**YOUR INSTRUCTIONS:** Report how many lines of these entries hold the string "page"; reply with the number alone.

**THE INPUT:**
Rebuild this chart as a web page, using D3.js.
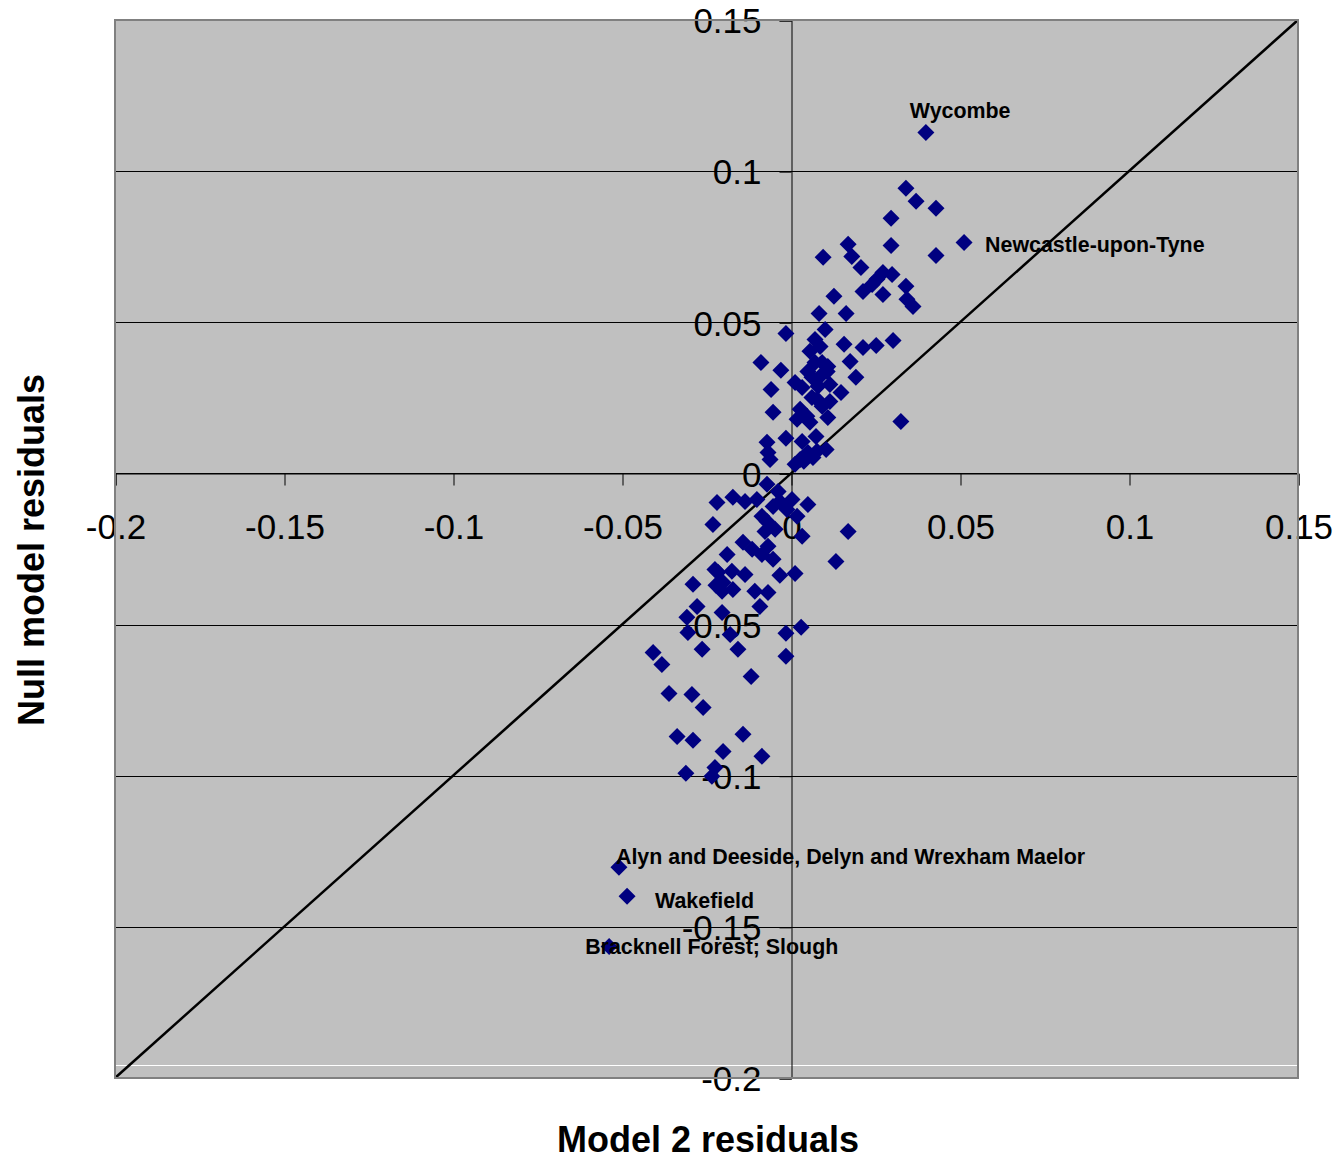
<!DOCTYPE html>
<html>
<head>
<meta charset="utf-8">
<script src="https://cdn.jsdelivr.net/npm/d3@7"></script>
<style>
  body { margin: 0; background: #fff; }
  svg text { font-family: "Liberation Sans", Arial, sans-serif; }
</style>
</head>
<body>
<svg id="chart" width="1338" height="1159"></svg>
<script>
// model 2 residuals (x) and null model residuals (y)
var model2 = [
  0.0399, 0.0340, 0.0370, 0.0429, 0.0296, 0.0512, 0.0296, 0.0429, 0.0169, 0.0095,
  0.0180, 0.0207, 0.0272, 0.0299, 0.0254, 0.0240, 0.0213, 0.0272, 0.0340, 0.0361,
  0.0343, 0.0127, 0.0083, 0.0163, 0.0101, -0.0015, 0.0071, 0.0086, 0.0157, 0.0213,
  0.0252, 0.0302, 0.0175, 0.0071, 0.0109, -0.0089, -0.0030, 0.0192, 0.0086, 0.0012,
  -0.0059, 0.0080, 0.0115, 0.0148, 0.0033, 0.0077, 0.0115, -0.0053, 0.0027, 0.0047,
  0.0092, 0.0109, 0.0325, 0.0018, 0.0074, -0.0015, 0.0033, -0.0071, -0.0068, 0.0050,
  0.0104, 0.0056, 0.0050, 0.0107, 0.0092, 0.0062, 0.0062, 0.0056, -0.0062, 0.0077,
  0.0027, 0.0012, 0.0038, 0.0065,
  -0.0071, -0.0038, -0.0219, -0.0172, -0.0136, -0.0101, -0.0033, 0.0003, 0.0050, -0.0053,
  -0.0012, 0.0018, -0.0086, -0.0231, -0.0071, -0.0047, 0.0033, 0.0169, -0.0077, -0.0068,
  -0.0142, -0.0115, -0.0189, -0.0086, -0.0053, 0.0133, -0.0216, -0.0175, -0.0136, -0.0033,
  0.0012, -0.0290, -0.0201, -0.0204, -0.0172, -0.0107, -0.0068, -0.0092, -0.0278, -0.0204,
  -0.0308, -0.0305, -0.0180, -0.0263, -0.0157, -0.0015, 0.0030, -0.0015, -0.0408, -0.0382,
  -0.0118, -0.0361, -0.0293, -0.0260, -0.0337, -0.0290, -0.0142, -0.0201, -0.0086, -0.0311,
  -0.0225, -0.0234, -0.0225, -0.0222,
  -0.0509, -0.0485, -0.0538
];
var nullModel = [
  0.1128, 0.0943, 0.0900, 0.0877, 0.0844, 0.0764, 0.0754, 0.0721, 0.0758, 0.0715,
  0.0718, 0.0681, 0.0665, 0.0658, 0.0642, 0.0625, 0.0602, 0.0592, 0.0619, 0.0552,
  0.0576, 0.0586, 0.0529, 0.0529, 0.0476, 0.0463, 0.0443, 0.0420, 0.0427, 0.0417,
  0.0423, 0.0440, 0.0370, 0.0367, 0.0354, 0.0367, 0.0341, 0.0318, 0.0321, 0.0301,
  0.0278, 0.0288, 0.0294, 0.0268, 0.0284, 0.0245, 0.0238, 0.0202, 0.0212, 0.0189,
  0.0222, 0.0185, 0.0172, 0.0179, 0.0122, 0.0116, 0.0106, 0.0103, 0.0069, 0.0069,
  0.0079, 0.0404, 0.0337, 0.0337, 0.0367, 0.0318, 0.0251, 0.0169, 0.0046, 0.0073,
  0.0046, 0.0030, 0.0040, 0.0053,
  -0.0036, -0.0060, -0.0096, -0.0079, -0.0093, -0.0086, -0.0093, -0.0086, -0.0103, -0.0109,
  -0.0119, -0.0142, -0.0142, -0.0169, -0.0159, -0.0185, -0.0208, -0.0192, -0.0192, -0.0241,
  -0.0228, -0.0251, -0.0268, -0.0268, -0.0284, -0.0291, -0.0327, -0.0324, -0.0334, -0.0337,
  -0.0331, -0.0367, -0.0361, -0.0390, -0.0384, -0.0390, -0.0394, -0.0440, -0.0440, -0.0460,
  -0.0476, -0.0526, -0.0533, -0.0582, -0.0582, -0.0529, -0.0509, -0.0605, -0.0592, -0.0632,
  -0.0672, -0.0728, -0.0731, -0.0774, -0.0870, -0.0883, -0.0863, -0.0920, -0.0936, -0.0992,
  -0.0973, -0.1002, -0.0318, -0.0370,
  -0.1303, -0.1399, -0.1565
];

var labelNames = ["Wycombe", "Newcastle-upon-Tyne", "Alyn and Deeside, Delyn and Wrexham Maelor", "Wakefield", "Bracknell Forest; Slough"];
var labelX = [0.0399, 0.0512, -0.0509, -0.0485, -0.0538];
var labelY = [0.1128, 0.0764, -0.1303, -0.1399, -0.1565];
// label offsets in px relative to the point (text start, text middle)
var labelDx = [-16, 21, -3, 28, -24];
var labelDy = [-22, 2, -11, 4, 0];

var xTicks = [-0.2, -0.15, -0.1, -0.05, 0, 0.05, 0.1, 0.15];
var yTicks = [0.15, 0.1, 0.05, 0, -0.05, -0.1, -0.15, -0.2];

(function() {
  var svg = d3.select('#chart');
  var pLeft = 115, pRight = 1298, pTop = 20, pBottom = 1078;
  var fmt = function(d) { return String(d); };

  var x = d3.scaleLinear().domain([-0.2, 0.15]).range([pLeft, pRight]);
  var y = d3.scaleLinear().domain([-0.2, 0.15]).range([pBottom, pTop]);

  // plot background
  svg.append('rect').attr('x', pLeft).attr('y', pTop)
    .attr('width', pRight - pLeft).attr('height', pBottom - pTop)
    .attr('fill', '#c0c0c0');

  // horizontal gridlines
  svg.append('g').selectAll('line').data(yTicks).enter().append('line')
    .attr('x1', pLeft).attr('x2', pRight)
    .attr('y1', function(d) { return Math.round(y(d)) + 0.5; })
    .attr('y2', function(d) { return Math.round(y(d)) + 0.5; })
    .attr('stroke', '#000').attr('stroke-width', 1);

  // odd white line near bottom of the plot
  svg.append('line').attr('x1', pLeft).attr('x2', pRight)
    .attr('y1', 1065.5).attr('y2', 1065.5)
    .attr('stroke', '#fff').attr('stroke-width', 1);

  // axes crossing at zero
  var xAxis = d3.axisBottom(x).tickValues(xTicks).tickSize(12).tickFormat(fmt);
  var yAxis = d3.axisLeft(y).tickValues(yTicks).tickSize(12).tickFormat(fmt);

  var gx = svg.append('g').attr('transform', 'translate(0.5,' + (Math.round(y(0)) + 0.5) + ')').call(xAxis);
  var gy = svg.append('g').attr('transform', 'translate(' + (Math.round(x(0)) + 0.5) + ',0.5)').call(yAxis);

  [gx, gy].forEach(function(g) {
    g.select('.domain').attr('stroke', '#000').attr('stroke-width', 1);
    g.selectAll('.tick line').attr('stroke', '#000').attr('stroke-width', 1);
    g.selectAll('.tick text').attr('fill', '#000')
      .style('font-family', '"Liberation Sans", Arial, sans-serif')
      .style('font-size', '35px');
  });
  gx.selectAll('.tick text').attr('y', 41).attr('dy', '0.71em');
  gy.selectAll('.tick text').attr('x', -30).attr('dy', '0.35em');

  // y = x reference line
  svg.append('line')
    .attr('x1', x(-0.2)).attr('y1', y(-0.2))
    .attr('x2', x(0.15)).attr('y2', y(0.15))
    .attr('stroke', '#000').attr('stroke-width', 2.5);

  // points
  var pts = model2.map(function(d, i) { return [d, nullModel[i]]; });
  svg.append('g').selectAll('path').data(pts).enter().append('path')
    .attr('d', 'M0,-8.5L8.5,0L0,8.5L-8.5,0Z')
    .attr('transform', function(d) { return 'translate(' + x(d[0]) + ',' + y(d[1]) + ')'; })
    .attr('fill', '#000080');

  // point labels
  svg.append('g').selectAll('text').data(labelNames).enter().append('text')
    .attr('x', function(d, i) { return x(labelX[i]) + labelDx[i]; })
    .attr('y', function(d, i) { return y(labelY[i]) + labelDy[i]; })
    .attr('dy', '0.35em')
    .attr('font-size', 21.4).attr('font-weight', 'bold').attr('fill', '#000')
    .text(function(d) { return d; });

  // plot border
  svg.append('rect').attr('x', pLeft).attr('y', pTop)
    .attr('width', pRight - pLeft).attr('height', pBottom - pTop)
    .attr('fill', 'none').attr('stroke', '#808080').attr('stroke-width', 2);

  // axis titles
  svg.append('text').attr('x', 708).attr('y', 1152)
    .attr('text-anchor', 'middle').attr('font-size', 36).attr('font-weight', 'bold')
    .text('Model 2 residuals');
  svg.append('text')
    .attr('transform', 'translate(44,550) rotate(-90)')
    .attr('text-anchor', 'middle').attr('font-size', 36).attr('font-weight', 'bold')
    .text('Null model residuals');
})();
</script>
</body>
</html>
--
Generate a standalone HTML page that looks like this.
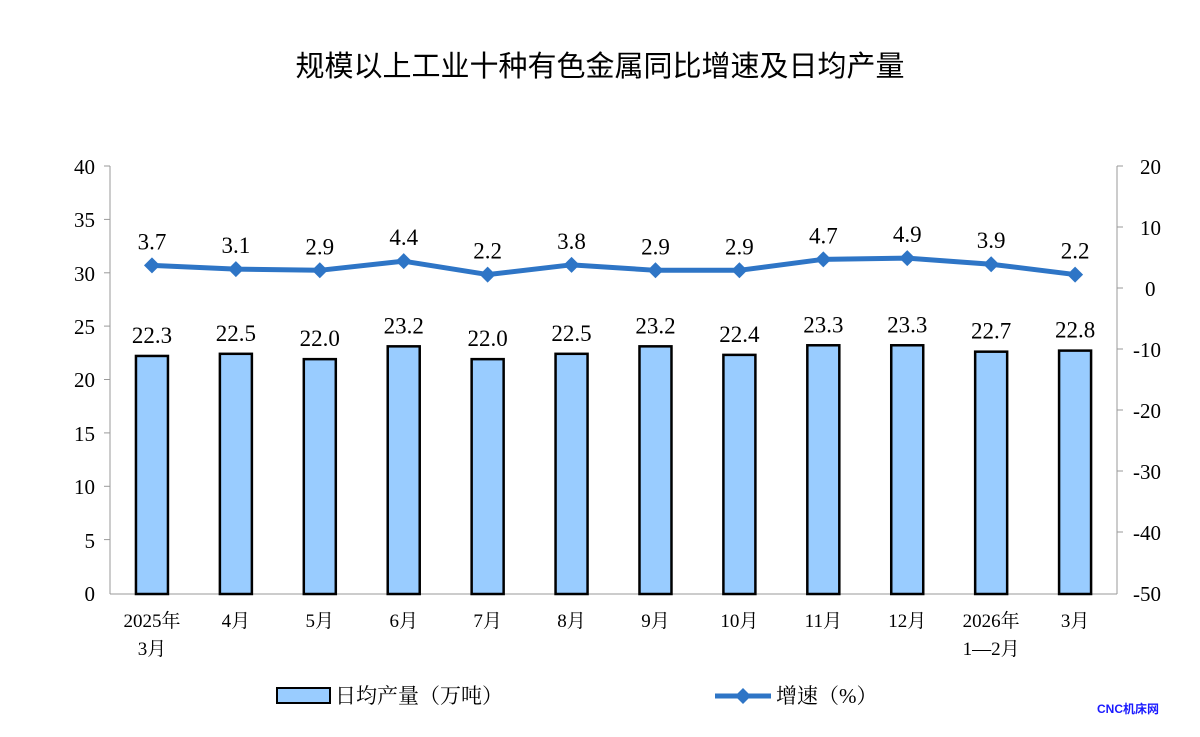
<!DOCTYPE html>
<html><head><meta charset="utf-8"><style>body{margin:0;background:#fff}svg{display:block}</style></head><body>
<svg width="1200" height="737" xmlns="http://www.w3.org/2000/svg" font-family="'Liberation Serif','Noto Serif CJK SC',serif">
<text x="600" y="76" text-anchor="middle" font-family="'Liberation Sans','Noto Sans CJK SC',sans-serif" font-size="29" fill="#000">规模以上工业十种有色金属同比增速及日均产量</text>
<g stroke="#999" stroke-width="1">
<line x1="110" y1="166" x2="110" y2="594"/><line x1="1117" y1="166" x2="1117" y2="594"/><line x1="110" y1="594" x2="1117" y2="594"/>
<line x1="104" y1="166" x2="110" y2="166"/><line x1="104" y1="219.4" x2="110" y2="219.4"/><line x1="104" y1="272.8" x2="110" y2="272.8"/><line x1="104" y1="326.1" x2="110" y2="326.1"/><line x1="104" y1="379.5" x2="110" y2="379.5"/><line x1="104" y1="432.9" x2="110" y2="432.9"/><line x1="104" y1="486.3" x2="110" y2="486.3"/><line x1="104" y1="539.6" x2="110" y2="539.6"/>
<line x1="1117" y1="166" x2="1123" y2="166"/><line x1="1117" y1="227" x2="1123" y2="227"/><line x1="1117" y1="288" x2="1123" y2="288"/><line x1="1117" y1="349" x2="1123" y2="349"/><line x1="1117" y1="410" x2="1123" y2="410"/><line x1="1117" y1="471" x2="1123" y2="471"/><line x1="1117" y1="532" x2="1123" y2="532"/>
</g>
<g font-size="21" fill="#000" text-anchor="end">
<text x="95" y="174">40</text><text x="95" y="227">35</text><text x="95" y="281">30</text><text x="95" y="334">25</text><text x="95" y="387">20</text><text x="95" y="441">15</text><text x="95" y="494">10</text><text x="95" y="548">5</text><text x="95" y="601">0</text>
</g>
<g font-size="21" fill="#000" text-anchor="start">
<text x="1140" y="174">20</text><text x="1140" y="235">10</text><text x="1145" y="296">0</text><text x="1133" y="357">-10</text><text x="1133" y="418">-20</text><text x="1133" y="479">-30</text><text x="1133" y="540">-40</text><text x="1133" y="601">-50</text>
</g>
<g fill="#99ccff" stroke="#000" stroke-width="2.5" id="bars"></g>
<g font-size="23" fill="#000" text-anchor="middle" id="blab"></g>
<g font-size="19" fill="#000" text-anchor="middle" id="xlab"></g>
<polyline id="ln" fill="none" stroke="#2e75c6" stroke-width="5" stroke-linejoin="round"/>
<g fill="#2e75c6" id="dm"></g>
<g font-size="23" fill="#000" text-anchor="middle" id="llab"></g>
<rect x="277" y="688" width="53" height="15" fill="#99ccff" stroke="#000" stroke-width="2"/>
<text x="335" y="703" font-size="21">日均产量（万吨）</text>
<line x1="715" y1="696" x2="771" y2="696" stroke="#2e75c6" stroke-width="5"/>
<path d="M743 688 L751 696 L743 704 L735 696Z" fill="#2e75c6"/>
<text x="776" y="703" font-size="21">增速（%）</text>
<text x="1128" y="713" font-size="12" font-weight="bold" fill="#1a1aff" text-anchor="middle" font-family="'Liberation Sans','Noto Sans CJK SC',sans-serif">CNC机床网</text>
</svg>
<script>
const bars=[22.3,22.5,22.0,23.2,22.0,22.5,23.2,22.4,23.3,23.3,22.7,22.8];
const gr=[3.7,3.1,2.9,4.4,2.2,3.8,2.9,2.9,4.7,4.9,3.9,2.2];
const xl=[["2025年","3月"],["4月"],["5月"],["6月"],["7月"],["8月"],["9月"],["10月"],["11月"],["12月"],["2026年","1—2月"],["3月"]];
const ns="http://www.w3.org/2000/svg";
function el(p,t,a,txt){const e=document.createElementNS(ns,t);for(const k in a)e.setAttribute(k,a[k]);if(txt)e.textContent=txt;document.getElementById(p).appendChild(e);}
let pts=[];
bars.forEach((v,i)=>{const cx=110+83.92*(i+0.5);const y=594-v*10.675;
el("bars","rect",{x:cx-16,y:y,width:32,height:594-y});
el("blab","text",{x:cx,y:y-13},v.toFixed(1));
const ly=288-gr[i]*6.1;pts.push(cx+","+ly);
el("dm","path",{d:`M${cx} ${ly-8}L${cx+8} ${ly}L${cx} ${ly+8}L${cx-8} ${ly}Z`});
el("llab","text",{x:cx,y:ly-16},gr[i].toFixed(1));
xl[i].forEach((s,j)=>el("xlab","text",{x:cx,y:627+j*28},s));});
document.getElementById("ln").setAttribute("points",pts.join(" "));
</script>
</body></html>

**THE COMPLETED TASK:** 2